Saturday, January 25, 2014

Burning Ashes

Ashes! Ashes! We all fall down!

Inspiration

Typically in a high heat situation you see a lot of embers buzzing around. Sometimes if the material that is being lit is very light i.e. paper, leaves, volcanic ash, etc will take to the air before it's fully lit. I've made plenty of embers before but I wanted to try to replicate this effect in UDK. As an extra challenge I didn't want to allow myself to use alpha cutout plug.

Shader Overview


Entire Burning Particles Shader

Three Parts

I wanted to have a texture that was going to be slowly eaten away by heat. To me that meant having three parts to the texture. An unscathed portion that heat hasn't gotten to yet, a burning portion that is still hot, and finally a burned portion that has already burned off.

Burn Erosion

Burn Erosion Portion
Alpha Erosion typically makes materials transparent at different rates with less opaque parts fading out completely first. However, it still makes the entire material fade proportionally. This means that even places that haven't been burned yet would became less opaque. Not what I want.

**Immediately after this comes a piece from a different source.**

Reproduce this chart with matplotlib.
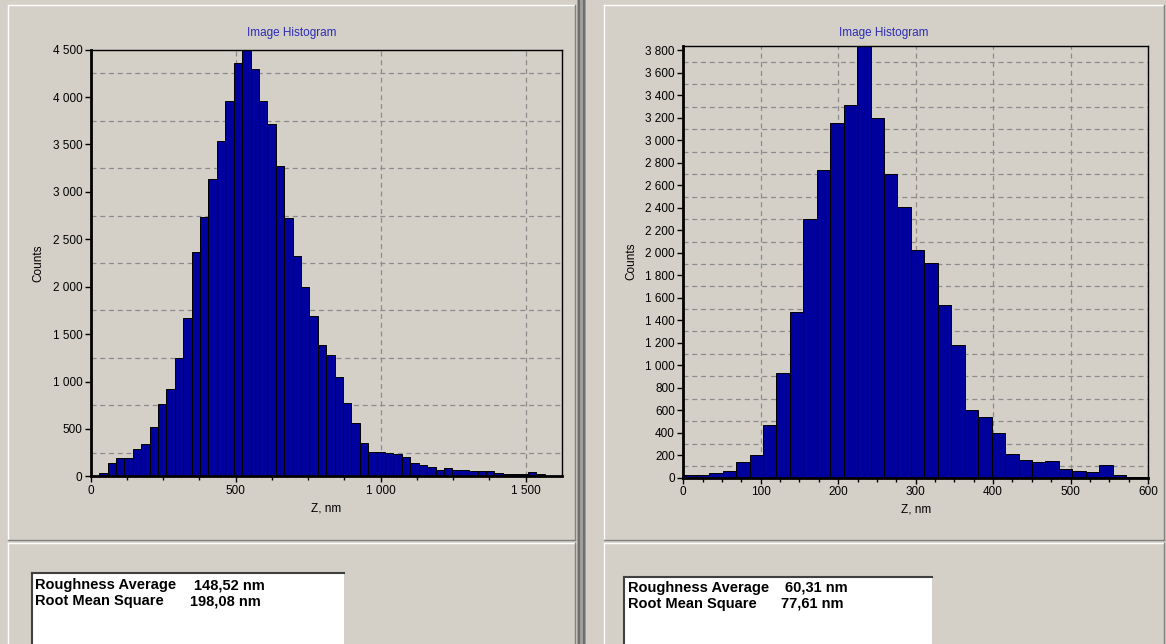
import numpy as np
import matplotlib.pyplot as plt
from matplotlib.patches import Rectangle
from matplotlib.lines import Line2D
from matplotlib.ticker import MultipleLocator, FuncFormatter

plt.rcParams['font.family'] = ['Liberation Sans', 'DejaVu Sans']

W, H = 1166, 644

# left sample: 56 bins of 29 nm starting at 0
left_bin_start = 0.0
left_bin_width = 29.0
left_counts = [8, 35, 142, 195, 197, 284, 344, 518, 759, 922,
               1248, 1668, 2369, 2732, 3132, 3539, 3958, 4355, 4560, 4292,
               3958, 3715, 3276, 2721, 2327, 1996, 1690, 1386, 1280, 1051,
               777, 566, 349, 262, 258, 245, 240, 205, 145, 120,
               96, 68, 85, 70, 65, 62, 60, 55, 32, 22,
               22, 22, 50, 22, 5, 5]

# right sample: 35 bins of 17.36 nm
right_bin_start = -1.2
right_bin_width = 17.36
right_counts = [22, 25, 38, 62, 135, 200, 470, 930, 1472, 2298,
                2737, 3158, 3315, 3900, 3203, 2701, 2405, 2025, 1906, 1533,
                1178, 605, 537, 394, 205, 152, 137, 150, 72, 57,
                45, 113, 20, 8, 3]

left_stats = [("Roughness Average", "148,52 nm"), ("Root Mean Square", "198,08 nm")]
right_stats = [("Roughness Average", "60,31 nm"), ("Root Mean Square", "77,61 nm")]

BG = '#d4d0c8'
BAR = '#00009c'
GRID = '#8c8c8c'
TITLE = '#2b2bb8'

fig = plt.figure(figsize=(W / 100, H / 100), dpi=100, facecolor=BG)

# pixel canvas for the window frames and text boxes
bg = fig.add_axes([0, 0, 1, 1], zorder=0)
bg.set_xlim(0, W)
bg.set_ylim(H, 0)
bg.axis('off')


def hline(x0, x1, y, color, lw=1):
    bg.add_line(Line2D([x0, x1], [y, y], color=color, lw=lw))


def vline(x, y0, y1, color, lw=1):
    bg.add_line(Line2D([x, x], [y0, y1], color=color, lw=lw))


def raised(x0, y0, x1, y1):
    hline(x0, x1, y0, 'white')
    vline(x0, y0, y1, 'white')
    hline(x0, x1, y1, '#808080')
    vline(x1, y0, y1, '#808080')


# window panels
raised(8, 5, 575, 540)
raised(8, 543, 575, 650)
raised(604, 5, 1164, 540)
raised(604, 543, 1164, 650)
bg.add_patch(Rectangle((577, 0), 9, H, facecolor='#a0a0a0', edgecolor='none'))
vline(579, 0, H, '#6e6e6e', 1.5)
vline(584, 0, H, '#6e6e6e', 1.5)


def px_box(x0, y0, x1, y1):
    return [x0 / W, 1 - y1 / H, (x1 - x0) / W, (y1 - y0) / H]


def thousands(v, pos):
    return '{:,}'.format(int(round(v))).replace(',', ' ')


def histogram(rect, start, width, counts, ymax, xmax, ymajor, xmajor, xminor,
              title_x, box, stats, name_x, value_x, line_y):
    ax = fig.add_axes(px_box(*rect), zorder=2)
    ax.set_facecolor(BG)
    edges = start + width * np.arange(len(counts))
    ax.bar(edges, counts, width=width, align='edge', color=BAR,
           edgecolor='black', linewidth=0.7, zorder=3)
    ax.set_xlim(0, xmax)
    ax.set_ylim(0, ymax)
    ax.yaxis.set_major_locator(MultipleLocator(ymajor))
    ax.yaxis.set_minor_locator(MultipleLocator(ymajor / 2))
    ax.xaxis.set_major_locator(MultipleLocator(xmajor))
    ax.xaxis.set_minor_locator(MultipleLocator(xminor))
    ax.yaxis.set_major_formatter(FuncFormatter(thousands))
    ax.xaxis.set_major_formatter(FuncFormatter(thousands))
    ax.tick_params(which='major', direction='out', length=4, width=1,
                   labelsize=8.5, pad=2, color='black')
    ax.tick_params(axis='x', which='minor', direction='out', length=3, width=1)
    ax.tick_params(axis='y', which='minor', length=0)
    ax.grid(True, axis='x', which='major', color=GRID, lw=0.9,
            linestyle=(0, (4, 3)), zorder=1)
    ax.grid(True, axis='y', which='minor', color=GRID, lw=0.9,
            linestyle=(0, (4, 3)), zorder=1)
    ax.set_axisbelow(True)
    for side, lw in (('left', 2), ('bottom', 2), ('top', 1), ('right', 1)):
        ax.spines[side].set_linewidth(lw)
        ax.spines[side].set_color('black')
        ax.spines[side].set_zorder(4)
    ax.set_xlabel('Z, nm', fontsize=8.5, labelpad=4)
    ax.set_ylabel('Counts', fontsize=8.5, labelpad=6)
    fig.text(title_x / W, 1 - 33 / H, 'Image Histogram', color=TITLE,
             fontsize=8.5, ha='center', va='center')

    # statistics box
    x0, y0, x1, y1 = box
    bg.add_patch(Rectangle((x0, y0), x1 - x0, y1 - y0, facecolor='white',
                           edgecolor='none'))
    hline(x0, x1, y0, '#404040', 1.5)
    vline(x0, y0, y1, '#404040', 1.5)
    for (name, val), vx, y in zip(stats, value_x, line_y):
        bg.text(name_x, y, name, fontsize=10.5, fontweight='bold', va='center')
        bg.text(vx, y, val, fontsize=10.5, fontweight='bold', va='center')
    return ax


histogram((90.7, 49.6, 561.7, 476.4), left_bin_start, left_bin_width,
          left_counts, 4500, 1624, 500, 500, 125,
          292, (32, 573, 344, 660), left_stats, 35, (194, 190), (585, 601))
histogram((683.3, 46, 1148, 477.5), right_bin_start, right_bin_width,
          right_counts, 3840, 600, 200, 100, 25,
          884, (624, 577, 932, 660), right_stats, 628, (785, 781), (588, 604))

fig.savefig('out.png', dpi=100, facecolor=BG)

My solution to this was using an if statement. If my [Texture Value - Opacty Value < Opacity Value] then those pixels were given an eroded (tex val - opacity val) value other wise the pixels were unchanged. It's a little confusing in the shader since i do a 1 minus operation to make both sides of my comparison increasing or decreasing at the same time. Without the one minus the if statement would always be false (Yes, this can be further cleaned up).

The rotator above is just to give some more randomness to the particles along with the standard contrast and brightness adjustments. I also added an inversion option at the end.

Colorizing

Color Mask
So that covers what pixels I decide to erode away. Some pixels will be zero i.e. fully transparent. Those values are fed into the opacity input. That leaves us with two parts left, the burning portion and unscathed portion.

I invert the output from my burn erosion to create a mask. Originally the parts that were completely opaque had a value of one but once I invert them they go to zero. This allows me to add in to those zero parts the value of my texture sample. I colorize the remainder of the mask by multiplying by my vertex color. This gives us our two remaining parts of the embers.

That other arrow you see going into a multiply is to make the burning portion flicker. It's a trick I learned from one of Bill Klidas's tutorials. It's a hack but gives you an easy way to make it appear as if the embers are flickering randomly

Flickering
Its basically adding sin and cos together then finding the abs value. Then I just threw in an add (that's set to .2) so that I could never have a value under .2. The time multiply at the end uses a dynamic parameter to change the flickering rate.